Wednesday, February 10, 2010

Orange Chicken

One of the other things we have done is pretty much given up eating out. This is really because we are on a VERY tight budget. Our menu is extensive some weeks and when Monday rolls around...although it may vary because I have been doing my menu planning on Tuesday/Wednesday, you will see that we try out a LOT of different foods/cuisines. We LOVE chinese...but it doesn't always love us. So I made this delicious dinner this evening and K(my husband) said it was much better than the restaurant!
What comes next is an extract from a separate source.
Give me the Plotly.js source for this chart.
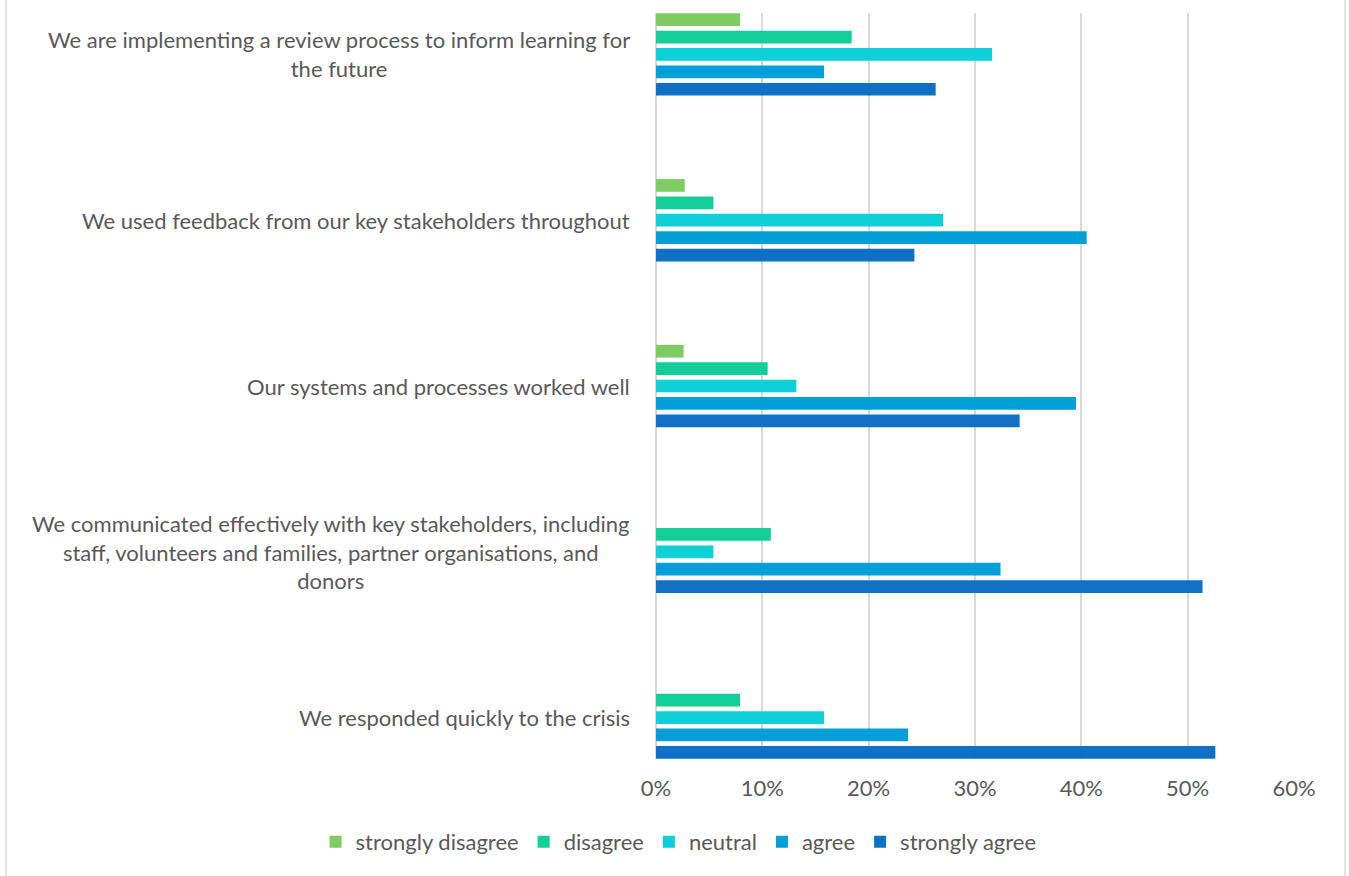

Definately a keeper!

Orange Chicken-adapted from Thoughts of a Wanderer
*sorry no picture as of was quite beautiful, almost too nice to eat!

2 chicken breasts cut into bite sized pieces
3 tablespoons cornstarch
salt & pepper to taste
olive oil

1 1/2 cup water
1/2  orange, juiced
1 lemon juiced
1/3 cup rice vinegar
2 1/2 tablespoons soy sauce
1 tablespoon grated orange zest
1 cup packed brown sugar
1/2 teaspoon minced fresh ginger root
1/2 teaspoon minced garlic
2 tablespoons chopped green onion(omitted)
1/4 teaspoon red pepper flakes
3 tbsp cornstarch

- Throw chicken pieces, cornstarch, salt and pepper into a large ziplock bag and shake, shake, shake until coated.
- Heat a few tablespoons of oil in a deep skillet over medium heat and cook chicken until done.
- Remove chicken from skillet and wipe out (or use saucepan if your skillet isn’t deep enough). Add ingredients for sauce except for the cornstarch and bring to a slight boil. Add cornstarch to thicken if you like a thicker sauce (I always do this…it makes it feel more decadent and restaurant-like to me). Add chicken pieces into sauce and heat through, about 5 minutes.
- Serve over your choice of rice. We had it over Brown Jasmine rice and sliced cucumbers for a side.

what I did different: 
- added 3 tsbp cornstarch right to the sauce before I added it to the pan. If you have used cornstarch before, it thickens best in cold liquids this kept it from becoming lumpy.
-did not pack the sugar, as we are also watching our caloric intake.
-in a pinch, you can sub white wine vinegar for rice vinegar(something I learned when I forgot the rice vinegar!)
-zest of whole orange

Kid Help: have them shake the bag of chicken to coat the chicken, help squeeze the lemon/orange for the juice, help measure rice/water, and choose a veggie as a side

Next time: I will either bake the chicken pieces or cook them right in the sauce. We didn't feel that frying the chicken really added to the flavor.


  1. Sounds delicious! Perhaps I'll try baking the chicken and let you know how it goes.

  2. great can't wait to see how it goes!